WHAT TO WORK ON: Reproduce the listing below exactly, minus its pictures.

RECORDED DATA:
===
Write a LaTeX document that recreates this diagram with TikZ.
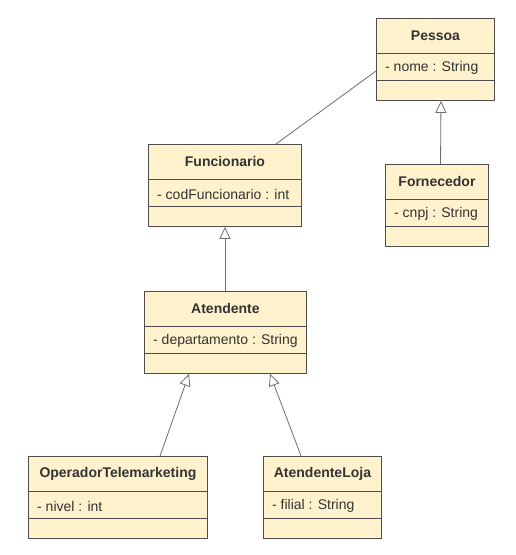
\documentclass[tikz,border=0pt]{standalone}
\usepackage{fontspec}
\setmainfont{Liberation Sans}
\usetikzlibrary{arrows.meta}
\definecolor{classfill}{HTML}{FFF2CC}
\definecolor{classborder}{HTML}{4D4D4D}
\definecolor{connline}{HTML}{6E6E6E}
\definecolor{textcol}{HTML}{333333}
\tikzset{
  classbox/.style={draw=classborder, fill=classfill, line width=0.9pt, minimum height=82pt, inner sep=0pt, anchor=north west},
  sepline/.style={draw=classborder, line width=0.9pt},
  titletext/.style={font=\fontsize{14}{16}\selectfont\bfseries, text=textcol, inner sep=0pt},
  attrtext/.style={font=\fontsize{14}{16}\selectfont, text=textcol, inner sep=0pt, anchor=west},
  inherit/.style={draw=connline, line width=0.8pt, -{Triangle[open, length=12pt, width=11pt, fill=white]}},
  assoc/.style={draw=connline, line width=0.8pt}
}
\newcommand{\umlclass}[6]{%
  \node[classbox, minimum width=#4pt] (#1) at (#2,#3) {};
  \draw[sepline] ([yshift=-35pt]#1.north west) -- ([yshift=-35pt]#1.north east);
  \draw[sepline] ([yshift=-62pt]#1.north west) -- ([yshift=-62pt]#1.north east);
  \node[titletext] (#1-title) at ([yshift=-17.5pt]#1.north) {#5};
  \node[attrtext] (#1-attr) at ([xshift=9pt,yshift=-50pt]#1.north west) {#6};
}
\begin{document}
\begin{tikzpicture}[x=1pt, y=-1pt]
  \fill[white] (0,0) rectangle (516,555);
  \useasboundingbox (0,0) rectangle (516,555);
  \umlclass{pessoa}{376}{18}{118}{Pessoa}{- nome : String}
  \umlclass{func}{148}{144}{153}{Funcionario}{- codFuncionario : int}
  \umlclass{forn}{385}{164}{103}{Fornecedor}{- cnpj : String}
  \umlclass{atend}{144}{291}{162}{Atendente}{- departamento : String}
  \umlclass{oper}{28}{456}{179}{OperadorTelemarketing}{- nivel : int}
  \umlclass{loja}{263}{456}{118}{AtendenteLoja}{- filial : String}
  % connectors
  \draw[assoc] ([xshift=128pt]func.north west) -- ([yshift=-53pt]pessoa.north west);
  \draw[inherit] ([xshift=55.5pt]forn.north west) -- ([xshift=65pt]pessoa.south west);
  \draw[inherit] ([xshift=81pt]atend.north west) -- ([xshift=77pt]func.south west);
  \draw[inherit] ([xshift=132pt]oper.north west) -- ([xshift=45pt]atend.south west);
  \draw[inherit] ([xshift=38pt]loja.north west) -- ([xshift=126pt]atend.south west);
\end{tikzpicture}
\end{document}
===
WRITTEN REPLY:
Write a LaTeX document that recreates this diagram with TikZ.
\documentclass[tikz,border=0pt]{standalone}
\usepackage{fontspec}
\setmainfont{Liberation Sans}
\usetikzlibrary{arrows.meta}
\definecolor{classfill}{HTML}{FFF2CC}
\definecolor{classborder}{HTML}{4D4D4D}
\definecolor{connline}{HTML}{6E6E6E}
\definecolor{textcol}{HTML}{333333}
\tikzset{
  classbox/.style={draw=classborder, fill=classfill, line width=0.9pt, minimum height=82pt, inner sep=0pt, anchor=north west},
  sepline/.style={draw=classborder, line width=0.9pt},
  titletext/.style={font=\fontsize{14}{16}\selectfont\bfseries, text=textcol, inner sep=0pt},
  attrtext/.style={font=\fontsize{14}{16}\selectfont, text=textcol, inner sep=0pt, anchor=west},
  inherit/.style={draw=connline, line width=0.8pt, -{Triangle[open, length=12pt, width=11pt, fill=white]}},
  assoc/.style={draw=connline, line width=0.8pt}
}
\newcommand{\umlclass}[6]{%
  \node[classbox, minimum width=#4pt] (#1) at (#2,#3) {};
  \draw[sepline] ([yshift=-35pt]#1.north west) -- ([yshift=-35pt]#1.north east);
  \draw[sepline] ([yshift=-62pt]#1.north west) -- ([yshift=-62pt]#1.north east);
  \node[titletext] (#1-title) at ([yshift=-17.5pt]#1.north) {#5};
  \node[attrtext] (#1-attr) at ([xshift=9pt,yshift=-50pt]#1.north west) {#6};
}
\begin{document}
\begin{tikzpicture}[x=1pt, y=-1pt]
  \fill[white] (0,0) rectangle (516,555);
  \useasboundingbox (0,0) rectangle (516,555);
  \umlclass{pessoa}{376}{18}{118}{Pessoa}{- nome : String}
  \umlclass{func}{148}{144}{153}{Funcionario}{- codFuncionario : int}
  \umlclass{forn}{385}{164}{103}{Fornecedor}{- cnpj : String}
  \umlclass{atend}{144}{291}{162}{Atendente}{- departamento : String}
  \umlclass{oper}{28}{456}{179}{OperadorTelemarketing}{- nivel : int}
  \umlclass{loja}{263}{456}{118}{AtendenteLoja}{- filial : String}
  % connectors
  \draw[assoc] ([xshift=128pt]func.north west) -- ([yshift=-53pt]pessoa.north west);
  \draw[inherit] ([xshift=55.5pt]forn.north west) -- ([xshift=65pt]pessoa.south west);
  \draw[inherit] ([xshift=81pt]atend.north west) -- ([xshift=77pt]func.south west);
  \draw[inherit] ([xshift=132pt]oper.north west) -- ([xshift=45pt]atend.south west);
  \draw[inherit] ([xshift=38pt]loja.north west) -- ([xshift=126pt]atend.south west);
\end{tikzpicture}
\end{document}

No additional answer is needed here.